4.3.CorrelationAnalysisof Influencing Factors

The results of the correlation analysis conducted on 7 selected years’ runoff and sediment discharge data are displayed in Figure 9 and Figure 10. The results indicate that river island areas are inversely proportional to annual runoff and proportional to annual sediment discharge, with a correlation coefficient of −0.68 and 0.79, respectively. Within a certain range, the area exhibited a small decrease with the increase in runoff and a larger decreased with the drop-in sediment discharge. The change in area was noticeable due to three great floods which occurred during that period. Consequently, the area was more affected by sediment discharge than runoff. Drastic reduction of sediment discharge preceded the lack of sediment particles which are important to island’s growth. Especially, since many big dams and reservoirs were built in the upper-stream, there was a direct and drastic reduction of sediment discharge and concentration. On one hand was the continual washing of relatively clean water, and on the other hand was no net import of sediment, which led to a negative growth of the islands.

5. Discussion

5.1. Description of the Islands and Analysis of River Island Area Changes

Neglecting Xinjizhou and Xinshengzhou, which were originally only one island, the largest islands were Baguazhou and Jiangxinzhou. Concerning their own areas, very little change was observed during the past 30 years. The area of these islands decreased slightly, but were relatively, remained stable.
Baguazhou, located in the northwest of Qixia District, Nanjing City, has a plain-type sandbank classically formed by scoured and accumulated silt.
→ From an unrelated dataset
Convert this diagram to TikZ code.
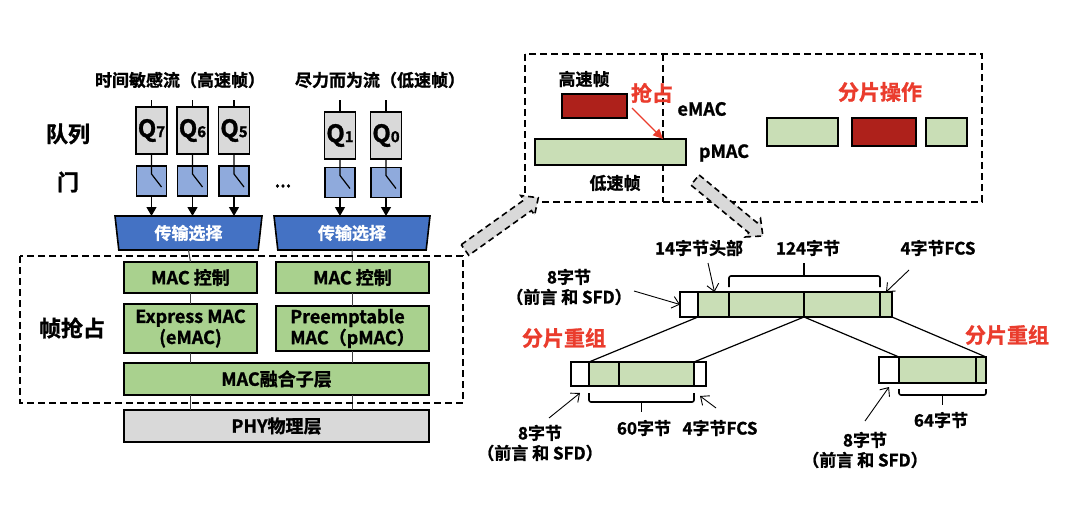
\documentclass[tikz,border=0pt]{standalone}
\usepackage{fontspec}
\setmainfont{Noto Sans CJK SC Bold}[FakeBold=1.2]
\newcommand*{\lblfont}{\fontsize{17}{20}\selectfont}
\newcommand*{\boxfont}{\fontsize{18}{21}\selectfont}
\newcommand*{\hdfont}{\fontsize{22}{26}\selectfont}
\newcommand*{\rdfont}{\fontsize{21}{25}\selectfont}
\newcommand*{\midtxt}{\fontsize{18}{22}\selectfont}
\newcommand*{\qfont}{\fontsize{24}{24}\selectfont}
\definecolor{qgray}{RGB}{217,217,217}
\definecolor{gblue}{RGB}{143,170,220}
\definecolor{tblue}{RGB}{68,114,196}
\definecolor{lgreen}{RGB}{169,209,142}
\definecolor{fgreen}{RGB}{201,222,182}
\definecolor{fred}{RGB}{174,33,27}
\definecolor{rtext}{RGB}{234,60,45}
\usepackage{tikz}
\usetikzlibrary{arrows.meta}
\usetikzlibrary{positioning}
\usetikzlibrary{calc}
\usetikzlibrary{shapes.geometric}
\tikzstyle{base}=[x=1pt, y=-1pt, inner sep=0pt, outer sep=0pt]
\tikzstyle{box}=[draw, line width=1.6]
\tikzstyle{queue}=[box, fill=qgray, minimum width=31, minimum height=47, font=\qfont]
\tikzstyle{gate}=[box, fill=gblue, minimum width=30, minimum height=30]
\tikzstyle{select}=[box, fill=tblue, trapezium, trapezium angle=76.8, trapezium stretches body, shape border rotate=180, minimum width=147, minimum height=34, text=white, font=\lblfont]
\tikzstyle{layer}=[box, fill=lgreen, font=\boxfont]
\tikzstyle{seg}=[box, fill=fgreen, minimum height=25]
\tikzstyle{hole}=[box, fill=white, minimum height=25]
\tikzstyle{txt}=[font=\lblfont, align=center]
\tikzstyle{redtxt}=[font=\rdfont, text=rtext]
\tikzstyle{wire}=[line width=1.2]
\tikzstyle{link}=[line width=1, black!75]
\tikzstyle{push}=[wire, -{Triangle[width=10, length=9]}]
\tikzstyle{zone}=[line width=1.6, dash pattern=on 7 off 4]
\tikzstyle{bigarrow}=[line width=1.6, dash pattern=on 6 off 4, fill=qgray]
\tikzstyle{pointer}=[line width=0.9, -{Straight Barb[length=7, width=12]}]
\tikzstyle{redarrow}=[line width=1.3, rtext, -{Triangle[width=9, length=10]}]
\tikzstyle{bracket}=[line width=1.6, rounded corners=2]

\begin{document}
\begin{tikzpicture}[base]
    \path [use as bounding box] (0,0) rectangle (1080,514);
    \node [txt] (t1) at (180,80) {时间敏感流（高速帧）};
    \node [txt] (t2) at (380,80) {尽力而为流（低速帧）};
    \node [font=\hdfont] (lq) at (68,134) {队列};
    \node [font=\hdfont] (lg) at (68,182) {门};
    \node [font=\hdfont] (lp) at (72,328) {帧抢占};
    \node [select] (tr1) at (188.5,233) {传输选择};
    \node [select, minimum width=156] (tr2) at (352,233) {传输选择};
    \foreach \n/\x/\y/\gy/\t in {7/151.5/130.5/181/tr1, 6/192.5/130.5/181/tr1, 5/234/130.5/181/tr1, 1/340/135.5/182.5/tr2, 0/386/135.5/182.5/tr2} {
        \coordinate (in\n) at (\x,100);
        \node [queue] (q\n) at (\x,\y) {Q{\fontsize{15}{15}\selectfont\n}};
        \node [gate] (g\n) at (\x,\gy) {};
        \draw [wire] (in\n) -- (q\n.north);
        \draw [wire] (q\n.south) -- ([yshift=-8]g\n.north) -- ++(10,13);
        \draw [push] (g\n.south) -- (g\n.south |- \t.north);
    }
    \node [txt] (dots) at (283,186) {...};

    \node [layer, minimum width=133, minimum height=31] (mc1) at (190.5,277.5) {MAC 控制};
    \node [layer, minimum width=153, minimum height=31] (mc2) at (352.5,277.5) {MAC 控制};
    \node [layer, minimum width=133, minimum height=49, align=center] (em) at (190.5,328.5) {Express MAC\\(eMAC)};
    \node [layer, minimum width=153, minimum height=45, align=left] (pm) at (352.5,328.5) {Preemptable\\MAC（pMAC）};
    \node [layer, minimum width=305, minimum height=32] (fu) at (276.5,379) {MAC融合子层};
    \node [box, fill=qgray, font=\boxfont, minimum width=305, minimum height=32] (phy) at (276.5,426) {PHY物理层};
    \foreach \a/\b in {tr1/mc1, tr2/mc2} \draw [link] (\a.south) -- (\b.north);
    \foreach \a/\b in {mc1/em, mc2/pm} {
        \draw [link] (\a.south) -- (\b.north);
        \draw [link] (\b.south) -- (fu.north -| \b);
        \draw [link] (fu.south -| \b) -- (phy.north -| \b);
    }
    \draw [zone] (20,256) rectangle (463,403);

    \draw [zone] (525,54) rectangle (982,202);
    \coordinate (dv) at (663,54);
    \coordinate (dvb) at (663,202);
    \draw [zone] (dv) -- (dvb);
    \node [txt] (hs) at (584,79) {高速帧};
    \node [box, fill=fred, minimum width=65, minimum height=24] (hf) at (594.5,106) {};
    \node [redtxt] (qz) at (652,93) {抢占};
    \node [font=\midtxt] (em2) at (702,109) {eMAC};
    \node [box, fill=fgreen, minimum width=151, minimum height=26] (lf) at (610.5,152) {};
    \node [font=\midtxt] (pm2) at (724,153) {pMAC};
    \node [txt] (ls) at (615,183) {低速帧};
    \node [redtxt] (fp) at (880,92) {分片操作};
    \node [box, fill=fgreen, minimum width=71, minimum height=28] (fa) at (802.5,132) {};
    \node [box, fill=fred, minimum width=64, minimum height=28] (fb) at (884,132) {};
    \node [box, fill=fgreen, minimum width=41, minimum height=28] (fc) at (946.5,132) {};
    \coordinate (qs) at (632,108);
    \draw [redarrow] (qs) -- (lf.north -| dv);

    \begin{scope}[shift={(465,250)}, rotate=35.5]
        \draw [bigarrow] (0,-6.5) -- (77,-6.5) -- (77,-12) -- (90,0) -- (77,12) -- (77,6.5) -- (0,6.5) -- cycle;
    \end{scope}
    \begin{scope}[shift={(695,180)}, rotate=-39.5]
        \draw [bigarrow] (0,-6.5) -- (75,-6.5) -- (75,-12) -- (88,0) -- (75,12) -- (75,6.5) -- (0,6.5) -- cycle;
    \end{scope}

    \node [hole, minimum width=18] (pre) at (689,304.5) {};
    \node [seg, minimum width=31, right=0pt of pre] (hdr) {};
    \node [seg, minimum width=75, right=0pt of hdr] (pl1) {};
    \node [seg, minimum width=76, right=0pt of pl1] (pl2) {};
    \node [seg, minimum width=12, right=0pt of pl2] (fcs) {};
    \node [hole, minimum width=18, minimum height=24] (f1pre) at (580,374) {};
    \node [seg, minimum width=30, minimum height=24, right=0pt of f1pre] (f1hdr) {};
    \node [seg, minimum width=75, minimum height=24, right=0pt of f1hdr] (f1pl) {};
    \node [hole, minimum width=12, minimum height=24, right=0pt of f1pl] (f1fcs) {};
    \node [hole, minimum width=20, minimum height=26] (f2pre) at (889,370) {};
    \node [seg, minimum width=77, minimum height=26, right=0pt of f2pre] (f2pl) {};
    \node [seg, minimum width=10, minimum height=26, right=0pt of f2pl] (f2fcs) {};
    \draw [wire] (hdr.south west) -- (f1hdr.north west);
    \draw [wire] (pl2.south west) -- (f1fcs.north west);
    \draw [wire] (pl2.south west) -- (f2pl.north west);
    \draw [wire] (fcs.south east) -- (f2fcs.north east);

    \draw [bracket] ([yshift=5]pl1.north west) -- ([yshift=16]pl1.north west) -- ([yshift=16]pl2.north east) -- ([yshift=5]pl2.north east);
    \draw [bracket] ([yshift=16]pl2.north west) -- ([yshift=29]pl2.north west);
    \coordinate (m1) at ($(f1hdr.south west)!.5!(f1pl.south east)$);
    \draw [bracket] ([yshift=-7]f1hdr.south west) -- ([yshift=-16]f1hdr.south west) -- ([yshift=-16]f1pl.south east) -- ([yshift=-7]f1pl.south east);
    \draw [bracket] ([yshift=-16]m1) -- ([yshift=-26]m1);
    \coordinate (m2) at ($(f2pl.south west)!.5!(f2fcs.south east)$);
    \draw [bracket] ([yshift=-6]f2pl.south west) -- ([yshift=-12]f2pl.south west) -- ([yshift=-12]f2fcs.south east) -- ([yshift=-6]f2fcs.south east);
    \draw [bracket] ([yshift=-12]m2) -- ([yshift=-22]m2);

    \node [txt] (l14) at (699,248) {14字节头部};
    \node [txt] (l124) at (808,248) {124字节};
    \node [txt] (lfcs) at (938,248) {4字节FCS};
    \node [txt] (l8a) at (569,287) {8字节\\（前言 和 SFD）};
    \node [redtxt] (r1) at (564,338) {分片重组};
    \node [redtxt] (r2) at (1007,335) {分片重组};
    \node [txt] (l60) at (644,428) {60字节};
    \node [txt] (lfcs1) at (720,428) {4字节FCS};
    \node [txt] (l8b) at (540,443) {8字节\\（前言 和 SFD）};
    \node [txt] (l64) at (941,420) {64字节};
    \node [txt] (l8c) at (865,450) {8字节\\（前言 和 SFD）};
    \coordinate (p1) at (708,263);
    \coordinate (p2) at (909,270);
    \coordinate (p3) at (634,291);
    \coordinate (p4) at (549,418);
    \coordinate (p5) at (716,408);
    \coordinate (p6) at (865,421);
    \draw [pointer] (p1) -- ([xshift=1]hdr.north);
    \draw [pointer] (p2) -- (fcs.north);
    \draw [pointer] (p3) -- (pre.west);
    \draw [pointer] (p4) -- ([yshift=-7]f1pre.south);
    \draw [pointer] (p5) -- ([yshift=-10]f1fcs.south);
    \draw [pointer] (p6) -- ([yshift=-4]f2pre.south);
\end{tikzpicture}
\end{document}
The island is low and flat and its northwest part is a slightly higher than its southeast area. Its ground elevation is between 5.2 and 7.7 m (Wusong Elevation) but mostly under 6.5 m. The part above 6.5 m is found along Xiaojiang River in the northwest. Established islands lie at a higher elevation than building and pioneer islands [23]. Upon reaching Baguazhou, the Yangtze River split into two channels, south and north. The south channel, being the main current stream, had a maximum depth of 35 m. The northern channel, which is a tributary, had a maximum depth of 10 m. A primary and secondary flood banks were built around the island. Most of the secondary flood bank was along the periphery and protected the island from general flooding. The top mark of the primary flood bank’s anti-flood wall reached up to 12.5 m and it has the ability to control the worst flooding in a century. Hence, flood banks play important roles in the stability of Baguazhou.
Jiangxinzhou, located to the west of Jianye District, Nanjing City, runs in a southwest to northeast direction. From north to south, Jiangxinzhou has a length of 12 km, from east to west, an average of 1.2 km and it had an average area of 1406.86 hm2 over the past 30 years. It was formed by sediment erosion and deposition with its current contour having taken form during the Song Dynasty. Also called Plum Island because of its lanky plum looking shape, Jiangxinzhou holds an important position in development along and across the Yangtze River. Since the Qing Dynasty when the island was opened up for development, Jiangxinzhou has now an established agriculture and tourism industry. Consequently, its shore experienced a high degree of development, factors which greatly affected its surface area.
Qianzhou is to the east of Yangtze River’s main channel in Jianye District. It has a 30-year average area of 111.57 hm2 which decreased on average by 13.37‰ per year. Most area of the island is still in its natural state, covered in fields of wild reed and desolate beaches. The land above water level shows distinct seasonal impacts. Since Qianzhou is off the beaten track, anthropogenic influences on the island have been minimal, with little change in area.
Xinjizhou (Xinshengzhou) has an average area of 1599.86 hm2 and it has shrunk by 448 hm2 in the past 30 years, decreasing on average by 8.62‰ a year. Xinjizhou and Xinshengzhou are located in the upstream of the Jiangsu section along the Yangtze River. A typical bottomland island with its southern bank belonging to Jiangning District and the northern bank belonging to Pukou District, Xinjizhou and Xinshengzhou were once linked together. During the early 80s when Yangtze River water potential changed, a ditch of more than ten meters wide was dug, which resulted in the splitting of one island into two. After a catastrophic flood within the Yangtze Basin in 1998, people on the island were forced to withdraw from the area. The flood water was so great that the ditch expanded to a mid-channel of more than 2000 m long, 200 m wide, and 10 to 14 m deep. The change of the mid-channel before and after the flood can been clearly seen in the images of 1998 and 1999 by automatic contour-line extraction method (Figure 11). At present, the mid-channel is still evolving and its width is increasing every year. The stability of the islands and the dikes along the banks of Yangtze River will be affected. The security of the main channel of Yangtze River will be threatened. Collapse and washing are the primary causes of these islands’ area decrease. A few remediation projects over the years have slowed down the rate of erosion and even led to some measure of recovery.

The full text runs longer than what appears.